2. Social Media Platforms
Applying Normalization:
- Manage data such as users, posts, and comments in separate tables.
- Example: By separating user and post tables, any changes in user information are automatically reflected in posts.
Applying Denormalization:
- Store like counts or comment counts redundantly in posts to speed up viewing popular posts.
- Example: Save the number of likes in the post table to quickly retrieve popular posts in real-time.
Optimization of Normalization and Denormalization
When designing databases, normalization and denormalization are not mutually exclusive concepts; it’s important to appropriately combine them based on the situation. Here are some strategies for optimization:
- Start with Normalization in Initial Design: Design with a normalized structure first to maintain data integrity and consistency.
- Apply Denormalization After Performance Analysis: Optimize parts where performance bottlenecks are found by applying denormalization.

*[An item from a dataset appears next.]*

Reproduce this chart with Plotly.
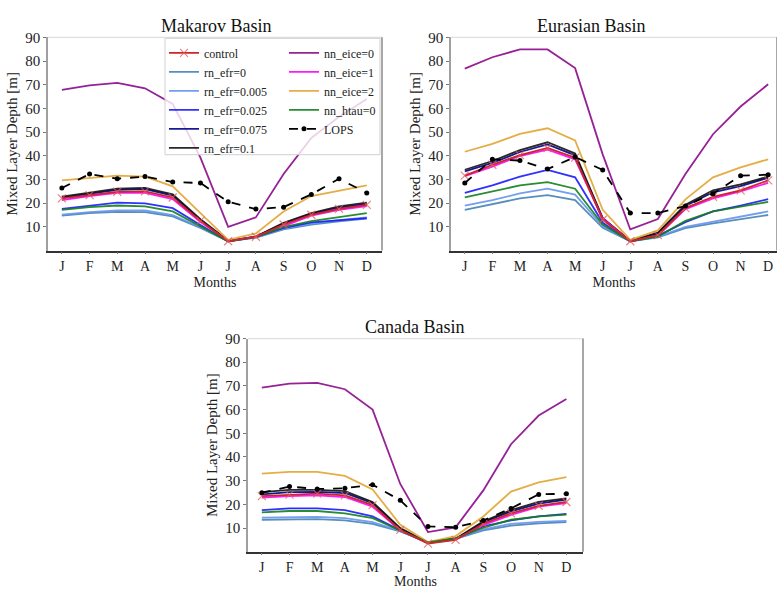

- Utilize Indexes: Even in a normalized database, performance can be improved by utilizing appropriate indexes.
- Introduce Caching Strategies: Cache frequently accessed data to reduce database access.
- Continuous Monitoring and Optimization: Continuously monitor database performance and adjust the structure as needed.
Conclusion
Data normalization and denormalization play significant roles in database design.
Normalization minimizes data redundancy and maintains integrity, enabling efficient data management, but can sometimes lead to performance degradation.
On the other hand, denormalization allows redundancy for performance gains but may face challenges in maintaining data integrity.